Сегодняшние солдаты и офицеры абсолютно не уверены в том, что их боевые действия не будут им инкриминированы как преступные деяния. Совершив героические действия, они вынуждены размышлять, как это будет расценено в дальнейшем. Поэтому у многих из них возник не вполне осознаваемый ими рефлекс сокрытия своей победы, сокрытие вещественных доказательств боя, своих жертв. Рефлекс страха и боязни своих собственных правоохранительных органов, которые неизвестно какую директиву получат, скажем, столько-то должно быть героев, а столько-то военных преступников. И этот рефлекс сработал у Ульмана и его команды.

РГ | Ваше отношение к "делу капитана Ульмана"?

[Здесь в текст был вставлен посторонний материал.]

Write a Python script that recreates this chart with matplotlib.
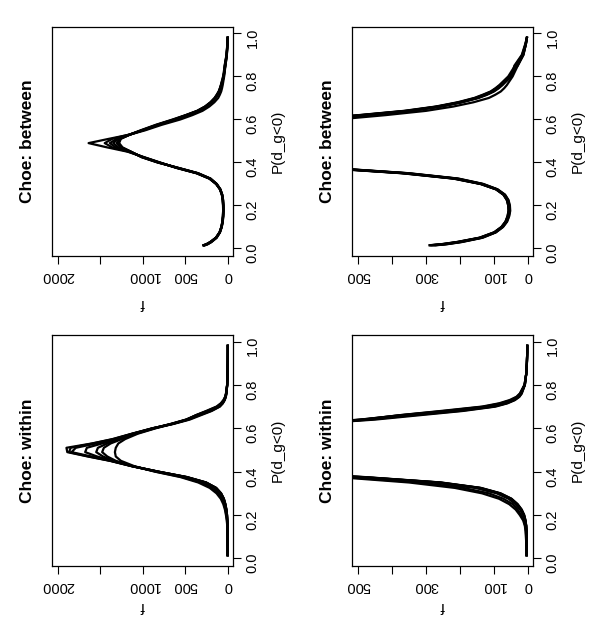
import matplotlib
matplotlib.use("Agg")
import matplotlib.pyplot as plt

plt.rcParams["font.family"] = ["Liberation Sans", "DejaVu Sans"]

# probability grid shared by all curves
p_grid = [0.015, 0.02, 0.03, 0.05, 0.075, 0.10, 0.125, 0.15, 0.175, 0.20, 0.225, 0.25,
          0.275, 0.30, 0.325, 0.35, 0.375, 0.40, 0.425, 0.45, 0.47, 0.49, 0.51, 0.53,
          0.55, 0.575, 0.60, 0.62, 0.64, 0.66, 0.68, 0.70, 0.715, 0.73, 0.745, 0.76,
          0.80, 0.85, 0.90, 0.95, 0.98]

# Choe: between
b1 = [290, 255, 210, 143, 100, 78, 66, 60, 57, 58, 62, 72, 94, 140, 220, 372, 610, 800,
      990, 1180, 1420, 1640, 1400, 1150, 970, 780, 560, 420, 300, 220, 160, 115, 96, 80,
      70, 62, 45, 30, 13, 6, 3]
b2 = [288, 253, 208, 142, 99, 78, 66, 60, 57, 58, 62, 72, 94, 139, 218, 369, 606, 805,
      995, 1170, 1360, 1450, 1360, 1160, 990, 810, 610, 475, 345, 255, 195, 148, 123, 102,
      88, 76, 50, 36, 15, 6, 3]
b3 = [285, 250, 205, 140, 98, 77, 65, 59, 56, 57, 61, 71, 93, 138, 215, 365, 600, 810,
      1000, 1160, 1320, 1390, 1310, 1155, 1000, 820, 620, 480, 345, 260, 195, 145, 120, 100,
      86, 75, 50, 32, 14, 6, 3]
b4 = [282, 247, 203, 139, 97, 76, 64, 58, 55, 56, 60, 70, 92, 137, 213, 362, 596, 815,
      1005, 1150, 1290, 1350, 1290, 1150, 1005, 825, 625, 485, 350, 262, 198, 150, 125, 104,
      90, 78, 52, 34, 16, 7, 3]
b5 = [278, 244, 200, 137, 96, 75, 63, 57, 54, 55, 59, 69, 91, 135, 210, 358, 592, 820,
      1010, 1145, 1265, 1310, 1275, 1150, 1010, 830, 630, 490, 355, 265, 200, 152, 127, 106,
      92, 80, 48, 40, 18, 8, 3]
b6 = [274, 240, 197, 135, 95, 74, 62, 56, 53, 54, 58, 68, 90, 133, 207, 354, 588, 825,
      1015, 1140, 1250, 1290, 1265, 1150, 1015, 840, 640, 495, 360, 268, 203, 155, 130, 108,
      94, 82, 55, 30, 14, 6, 3]
b7 = [270, 237, 194, 133, 94, 73, 61, 55, 52, 53, 57, 67, 89, 131, 204, 350, 584, 830,
      1020, 1140, 1240, 1280, 1260, 1155, 1025, 850, 650, 500, 365, 272, 207, 158, 133, 110,
      96, 84, 58, 38, 17, 7, 3]
between_curves = [b1, b2, b3, b4, b5, b6, b7]

# Choe: within
w1 = [3, 3, 3, 3, 3, 4, 4, 5, 7, 11, 18, 30, 48, 80, 138, 255, 480, 820, 1130, 1390,
      1650, 1890, 1900, 1600, 1360, 1130, 890, 640, 450, 320, 190, 95, 60, 38, 25, 18,
      9, 5, 3, 2, 2]
w2 = [3, 3, 3, 3, 4, 4, 4, 5, 7, 11, 19, 31, 49, 82, 140, 258, 485, 820, 1130, 1385,
      1640, 1870, 1850, 1590, 1350, 1125, 885, 655, 465, 338, 200, 100, 63, 40, 26, 19,
      9, 5, 3, 2, 2]
w3 = [4, 4, 4, 4, 4, 4, 4, 5, 8, 12, 20, 32, 50, 84, 142, 262, 490, 820, 1125, 1375,
      1610, 1840, 1790, 1550, 1330, 1120, 882, 662, 475, 352, 212, 105, 66, 42, 28, 20,
      9, 5, 3, 2, 2]
w4 = [4, 4, 4, 4, 4, 4, 4, 5, 8, 12, 20, 33, 52, 85, 145, 265, 495, 820, 1120, 1360,
      1540, 1680, 1660, 1480, 1300, 1110, 880, 670, 485, 362, 225, 112, 70, 44, 29, 21,
      9, 5, 3, 2, 2]
w5 = [4, 4, 4, 4, 4, 5, 5, 6, 9, 14, 23, 37, 57, 92, 155, 280, 510, 830, 1120, 1345,
      1470, 1550, 1530, 1420, 1270, 1095, 870, 675, 495, 372, 235, 120, 75, 46, 30, 22,
      10, 5, 3, 2, 2]
w6 = [4, 4, 4, 4, 5, 5, 6, 8, 12, 20, 30, 45, 72, 115, 190, 320, 540, 850, 1120, 1320,
      1420, 1480, 1460, 1380, 1250, 1080, 860, 660, 490, 378, 245, 128, 80, 50, 32, 23,
      10, 5, 3, 2, 2]
w7 = [4, 4, 4, 4, 5, 6, 7, 9, 14, 24, 36, 55, 85, 135, 215, 350, 560, 860, 1100, 1260,
      1320, 1330, 1320, 1290, 1210, 1060, 850, 650, 480, 380, 255, 135, 85, 54, 34, 24,
      10, 5, 3, 2, 2]
within_curves = [w1, w2, w3, w4, w5, w6, w7]

big_ticks = [0, 500, 1000, 1500, 2000]
big_labels = ["0", "500", "1000", "", "2000"]
small_ticks = [0, 100, 200, 300, 400, 500]
small_labels = ["0", "100", "", "300", "", "500"]
p_ticks = [0.0, 0.2, 0.4, 0.6, 0.8, 1.0]
p_labels = ["0.0", "0.2", "0.4", "0.6", "0.8", "1.0"]

W, H = 600, 618
fig = plt.figure(figsize=[W / 100, H / 100], dpi=100)


def draw_panel(left, top, bottom, curves, title, f_lim, f_ticks, f_labels, f_label_y):
    # the whole page is turned a quarter turn: P runs upward, f runs right-to-left
    ax = fig.add_axes([left / W, 1 - bottom / H, 181 / W, (bottom - top) / H])
    for f in curves:
        ax.plot(f, p_grid, color="black", lw=1.6)
    ax.set_xlim(f_lim)
    ax.set_ylim(-0.035, 1.03)
    ax.set_xticks(f_ticks)
    ax.set_xticklabels(f_labels)
    ax.set_yticks(p_ticks)
    ax.set_yticklabels(p_labels)
    ax.yaxis.tick_right()
    ax.tick_params(axis="x", labelrotation=180, length=6, width=0.8, pad=3, labelsize=10.5)
    ax.tick_params(axis="y", labelrotation=90, length=6, width=0.8, pad=3, labelsize=10.5)
    for s in ax.spines.values():
        s.set_linewidth(0.9)
    ax.text(-0.138, 0.5, title, rotation=90, ha="center", va="center",
            fontsize=12.5, fontweight="bold", transform=ax.transAxes)
    ax.text(1.25, 0.5, "P(d_g<0)", rotation=90, ha="center", va="center",
            fontsize=11, transform=ax.transAxes)
    ax.text(0.5, (bottom - f_label_y) / (bottom - top), "f", rotation=180,
            ha="center", va="center", fontsize=11, transform=ax.transAxes)
    return ax


draw_panel(52, 27, 256, between_curves, "Choe: between", (2070, -59),
           big_ticks, big_labels, 303)
draw_panel(352, 27, 256, between_curves, "Choe: between", (518, -15),
           small_ticks, small_labels, 303)
draw_panel(52, 335, 566, within_curves, "Choe: within", (2070, -59),
           big_ticks, big_labels, 606)
draw_panel(352, 335, 566, within_curves, "Choe: within", (518, -15),
           small_ticks, small_labels, 606)

fig.savefig("out.png", dpi=100)
plt.close()
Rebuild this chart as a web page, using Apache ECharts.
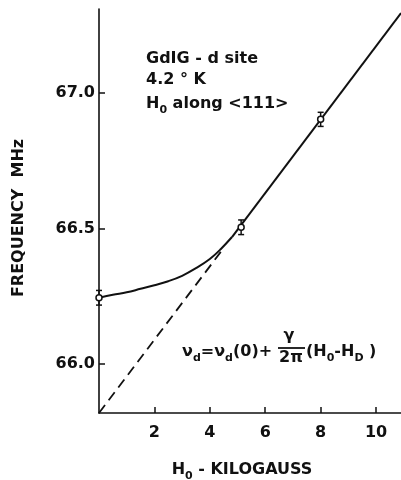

Китаев-Смык | Неоднозначное. С одной стороны, я рассматриваю как безобразие, как трагическую ситуацию убийства мирных жителей или будто бы мирных жителей. И здесь жертвами, конечно, являются они. Но жертвой этой войны являются и Ульман с товарищами. Плохо, что вообще возможна такая ситуация. Ведь капитан Ульман был там не для того, чтобы по собственной воле заниматься какими-то авантюрными делами. Он был призван, служил, был вооружен и действовал в соответствии со всем этим в боевой обстановке. Здесь еще важно, что нам, мирным читателям, невозможно представить, как бы мы чувствовали себя, если бы на самом деле были бы в положении этих чеченцев или капитана Ульмана.